Bu aşamayı yakalamamızın arkasında kuşkusuz nice zorlu mücadelenin şahitliği var. Ancak bu başarıyı Türkiye’nin ve Türk halkının ortak bir başarısı, ortak bir kazancı olarak görmek gerekir.

Atılan imzalarla Türkiye ve Türkiye Cumhuriyeti vatandaşlarımız kazanacak. Keza, Avrupa Birliği kazanacak. Dünya barışı kazanarak gönüllerdeki, zihinlerdeki sınırlar da ortadan kalkacak.

Biz her fırsatta Avrupa Birliği içerisindeki muhataplarımıza vatandaşlarımıza uygulanan vizenin ne kadar mantıksız ve hukuksuz olduğunu ısrarla anlatıyorduk.

Bu uygulamanın hem insanlık hukukuna, hem de AB hukukuna aykırı bir uygulama olduğu ortadaydı.

Avrupa coğrafyasının çok çok uzağındaki ülkelere vize serbestisi tanınırken 54 senedir AB sürecinin bir parçası olan Türkiye’nin vatandaşlarına vize çilesinin reva görülmesi bir haksızlıktı.

Nihayet artık Avrupa Birliği içerisindeki dostlarımız bu konudaki haksız direncin hukuksuz olduğu kadar faydasız ve anlamsız olduğunu idrak ettiler.

Vize uygulamasının ne ekonomik, ne hukuki, ne toplumsal, ne de siyasi hiçbir temeli kalmamıştır.

Avrupa’nın altıncı ve en hızlı büyüyen ekonomisi konumundaki Türkiye’nin önüne vize koymak her şeyden öteye Avrupa Birliği’nin kendi gelişiminin, kendi refahının önüne vize koymaktan başka bir şey değildir.

Bu imzaları çok daha önce atmalıydık. Çok daha önceden bu engelleri kaldırabilmeliydik. Ama geç de olsa nihayetinde aklıselim ve sağduyu bağnazlığa ve akıl tutulmasına galip geldi.

Sürecin şeffaflığına ve her türlü soru işaretine giderecek şekilde hareket etmemize rağmen bazı çevrelerin yakalanan bu başarıyı gölgeleyecek şekilde haksız birtakım kaygıları ısrarla dile getirdiklerine şahit oluyoruz. 

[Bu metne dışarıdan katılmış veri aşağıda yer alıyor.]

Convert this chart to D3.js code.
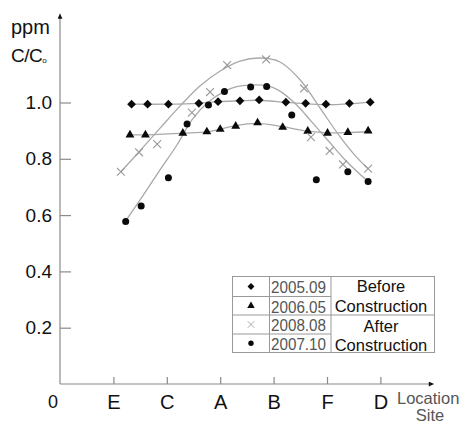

Hükümetimiz tarafından bu zamana kadar nasıl milletimizin ve ülkemizin aleyhine olabilecek hiçbir adıma izin verilmediyse bundan sonra da izin verilmeyecektir.

Vize muafiyeti, Geri Kabul Anlaşması’nın üçüncü ülke vatandaşları bakımından yürürlüğe girmesinden makul bir süre sonra gerçekleşmediği takdirde Türkiye bu Anlaşma’yı feshedecektir.

Ülkemiz, Mültecilerin Hukuki Statüsüne ilişkin 1951 Cenevre Sözleşmesi’ne derç ettiği gibi Doğu’muzdan gelecekleri mülteci olarak kabul etmeyeceğimize ilişkin “coğrafi sınırlamayı” kaldırmayı ancak AB’ye tam üye olma aşamasında değerlendirilebilecektir.

Türkiye, Avrupa Birliği’nin transit vizeyi de içeren vize politikasını ancak üyelikle birlikte üstlenecektir.

Yine ülkemiz, Yol Haritası’nda sayılan bazı uluslararası anlaşma, sözleşme ve protokollerden sadece vize muafiyeti süreciyle doğrudan ilgisi bulunanlara taraf olacaktır. Başta Avrupa Konseyi İnsan Hakları Sözleşmesi’ne Ek 4 No’lu Protokol olmak üzere, bu belgelerden bazılarına ise ancak tam üyelik aşamasında taraf olacaktır.

Bütün bu çekincelerimiz bizzat bu yazılı belgelerle sabit olmak üzere teminat altına alınmıştır.

Bakanlığımız bu sürecin her aşamasını hiçbir soru işaretine yer bırakmayacak şekilde açıklayan bir kitapçık hazırlamış ve ilgili kesimlerle paylaşılmıştır.

Türkiye Cumhuriyeti vatandaşları için vize muafiyeti bir temenniden öte bir haktır ve bugün attığımız karşılıklı imzalar da bu hakkın teslim edilme aşamalarından biridir.